Tráfico de influencias

El pensamiento único reinante nos ha hecho creer que la caída del muro demostró la superioridad del sistema capitalista sobre el socialista, identificando al primero con la ortodoxia neoliberal y al segundo con los regímenes comunistas de Europa del Este. Pero lo cierto es que si las economías del socialismo real han podido fracasar, mucho antes y de forma más estrepitosa lo había hecho el neoliberalismo económico, siendo de ello la manifestación más clara la crisis del año 29, de manera que los países occidentales no tuvieron más remedio que superar el sistema capitalista clásico tal como se conocía en el siglo XIX, para configurar economías mixtas en las que las empresas privadas coexisten con un sector público activo y fuerte.

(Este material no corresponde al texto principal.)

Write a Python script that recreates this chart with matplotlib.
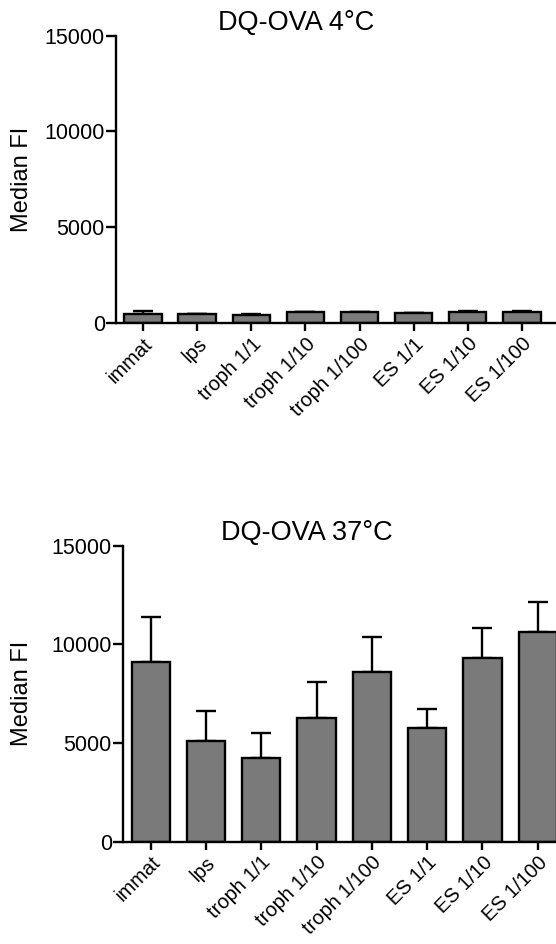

Ha sido este sistema, conocido como Estado social, y no el liberalismo económico, el que, sobre todo después de la Segunda Guerra Mundial, se ha impuesto y ha desplazado a los sistemas de economía centralizada.

A pesar de la fuerte ofensiva desatada a partir de los años ochenta, y de la consiguiente reducción del sector público, este, aun en los Estados más liberales, mantiene hoy por hoy un tamaño considerable y un número elevado de funciones. Es más, los más fervorosos neoliberales son los primeros en reclamar la ayuda del Estado cuando la necesitan y en querer subordinar el sector público a los intereses empresariales. De esa mezcla entre lo público y lo privado nace el tráfico de influencias, una de las principales lacras de la democracia moderna.

Resulta curioso ver a las grandes empresas y a las fuerzas económicas andar a la caza del ex-político. Raro es el alto cargo, bien sea de la Administración bien del aparato de las formaciones políticas, que no termina recalando en puestos preeminentes del sector privado. Muy pocos son, por el contrario, los que después de su mandato retornan a su profesión original, si es que la tenían, porque desde hace algún tiempo ha surgido una nueva clase que jamás ha ejercido una profesión distinta de la de político, pasando sin solución de continuidad de su condición de estudiante a las actividades partidarias.

Pero retornando al tráfico de influencias, en los últimos días han saltado a la prensa algunos casos ciertamente llamativos, pero que de ningún modo constituyen una excepción. Hemos conocido que el anterior portavoz parlamentario del PP ha fichado por Telefónica. La multinacional antes pública le ha reclutado igual que antes hizo con Pizarro, como puente con el Partido Popular, y con Javier de Paz, antiguo secretario de las Juventudes Socialistas e íntimo de Zapatero. ¿Habrán sido fichados por sus méritos?

Nos hemos enterado también de que David Taguas, ex director de la oficina económica del Presidente, va a ser nombrado presidente de SEOPAN, asociación que agrupa a los grandes constructores. Uno no puede por menos que admirarse de las transformaciones que realiza la política. Parece ser que el simple nombramiento para un cargo público convierte a todos en eminentes técnicos y especialistas, capacitados para asumir los puestos más importantes y delicados en el sector privado.

La profesión de político se ha convertido en una escalera para, a la larga, trepar profesionalmente y alcanzar metas que de otra forma jamás se podrían haber alcanzado. En la mayoría de los casos cuesta creer que sin su relevancia política hubiesen llegado a puestos similares. En realidad, ni ellos mismos se lo creen. Solo caben dos explicaciones: o bien con la captación se pretende pagar favores concedidos en el ejercicio de sus cargos o bien se les contrata como conseguidores y enlaces con el poder político presente o futuro.

Dicen que la posible contratación de Taguas ha creado malestar en las filas socialistas. Afirman que a Zapatero no le hace muy feliz la noticia, lo que no es demasiado creíble, ya que tanto Sebastián como él parece que estaban al tanto de la operación. Por otra parte, un poco tarde para anatematizar tal comportamiento. Viene de muy antiguo. Ni el PSOE ni el PP tienen nada que reprocharse en este aspecto. La relación en ambas formaciones políticas sería enorme y difícil de elaborar. Terminaríamos mucho antes si hiciésemos el recuento contrario, el de las excepciones, la de aquellos que se han integrado a su profesión normal, sin pillar prebendas especiales.

Si algo ha quedado absolutamente claro es que la Ley de Incompatibilidades no sirve para nada. Más bien, a veces se convierte en coartada para legitimar actuaciones reprobables. La enorme casuística existente no puede recogerse en una ley. Por otra parte, el que hace la ley hace la trampa, y siempre existen subterfugios, tanto más cuanto que quien tiene que dictaminar, el Ministerio de Administraciones Públicas, es juez y parte al mismo tiempo. ¿Alguien va a creerse que el pronunciamiento puede ir en contra de la voluntad del Gobierno?